There are tons of sleek, modern range hoods out there, but what, exactly, should you look for? You want to make sure that the range you choose is at least as wide as your cooktop, and installed about 30 inches above the range surface. Too much closer and it can be a hazard – both to your head and potentially high flames – but install it too high and it won’t work effectively. Measure the width of your range; the range hood should be at least as wide, and have at least 50 CFM (Cubic Feet Per Minute, the oomph of the machine) for every foot across, and ideally double or triple that. Many high-end ones, like this Elica Atlantis, come with a standard 600 CFM, which is probably more than you need, but will save you a little math.

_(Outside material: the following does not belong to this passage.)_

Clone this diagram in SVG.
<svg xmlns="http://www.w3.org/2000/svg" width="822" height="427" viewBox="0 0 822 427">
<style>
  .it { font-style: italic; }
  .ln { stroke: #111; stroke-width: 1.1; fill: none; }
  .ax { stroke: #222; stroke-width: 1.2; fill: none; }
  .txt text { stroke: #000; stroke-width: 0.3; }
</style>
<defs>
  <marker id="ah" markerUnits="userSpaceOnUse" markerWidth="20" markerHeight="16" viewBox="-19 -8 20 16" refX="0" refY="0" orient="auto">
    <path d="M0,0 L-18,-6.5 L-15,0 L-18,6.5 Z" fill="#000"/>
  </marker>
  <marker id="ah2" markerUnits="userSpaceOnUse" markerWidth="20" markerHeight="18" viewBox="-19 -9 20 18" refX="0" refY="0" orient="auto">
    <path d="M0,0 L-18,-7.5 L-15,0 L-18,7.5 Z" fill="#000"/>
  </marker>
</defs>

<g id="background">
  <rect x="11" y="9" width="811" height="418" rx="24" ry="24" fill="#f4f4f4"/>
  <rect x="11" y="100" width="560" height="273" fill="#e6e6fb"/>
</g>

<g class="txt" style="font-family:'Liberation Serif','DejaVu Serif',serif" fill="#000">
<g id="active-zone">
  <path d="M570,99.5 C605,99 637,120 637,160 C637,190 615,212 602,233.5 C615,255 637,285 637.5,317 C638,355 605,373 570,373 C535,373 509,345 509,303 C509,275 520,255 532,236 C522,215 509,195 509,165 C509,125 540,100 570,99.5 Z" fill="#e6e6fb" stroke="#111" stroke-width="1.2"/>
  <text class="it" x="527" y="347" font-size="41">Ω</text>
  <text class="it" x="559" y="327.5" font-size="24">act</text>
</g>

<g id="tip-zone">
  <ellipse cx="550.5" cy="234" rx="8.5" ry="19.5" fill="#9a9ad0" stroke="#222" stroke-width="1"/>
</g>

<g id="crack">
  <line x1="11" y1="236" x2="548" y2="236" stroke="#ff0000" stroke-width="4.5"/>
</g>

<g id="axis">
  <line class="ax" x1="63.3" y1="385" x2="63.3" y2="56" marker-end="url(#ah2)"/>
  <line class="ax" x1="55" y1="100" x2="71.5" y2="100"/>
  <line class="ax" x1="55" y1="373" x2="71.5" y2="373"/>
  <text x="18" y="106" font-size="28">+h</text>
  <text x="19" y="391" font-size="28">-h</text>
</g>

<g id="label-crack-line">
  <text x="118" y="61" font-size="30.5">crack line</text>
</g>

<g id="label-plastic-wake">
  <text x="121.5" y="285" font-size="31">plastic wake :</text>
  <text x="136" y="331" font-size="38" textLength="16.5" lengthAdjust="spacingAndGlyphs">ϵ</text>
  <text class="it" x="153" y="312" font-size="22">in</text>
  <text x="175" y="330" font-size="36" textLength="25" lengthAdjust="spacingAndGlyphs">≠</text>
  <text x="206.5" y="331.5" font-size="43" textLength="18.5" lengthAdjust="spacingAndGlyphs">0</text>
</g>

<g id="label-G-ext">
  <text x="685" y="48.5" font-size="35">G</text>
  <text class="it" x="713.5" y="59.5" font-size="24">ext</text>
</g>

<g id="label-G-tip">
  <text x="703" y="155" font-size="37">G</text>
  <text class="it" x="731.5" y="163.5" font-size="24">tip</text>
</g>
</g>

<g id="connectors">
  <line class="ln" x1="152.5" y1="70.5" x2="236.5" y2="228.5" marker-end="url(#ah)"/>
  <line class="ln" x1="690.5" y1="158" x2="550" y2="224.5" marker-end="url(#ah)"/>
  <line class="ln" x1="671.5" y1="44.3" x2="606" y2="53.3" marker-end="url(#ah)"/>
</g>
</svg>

Noise levels are rated in sones – the higher the number, the noisier it’ll be, so if you want one that’s quiet, look for the lowest number you can find.
Whichever route you go, for whatever your kitchen layout, a new range hood is definitely a good investment – and not all of them are quite so clunky and obtrusive as they used to be. In fact, they can even be kinda stylish. Now, I can admit that I still mostly use my range hood for pasta mishaps and as a nite light for midnight snacking, but you can bet your bottom dollar, if I’m cooking something greasy? That range hood is ON! What about you? Do you love yours, is it just another background appliance?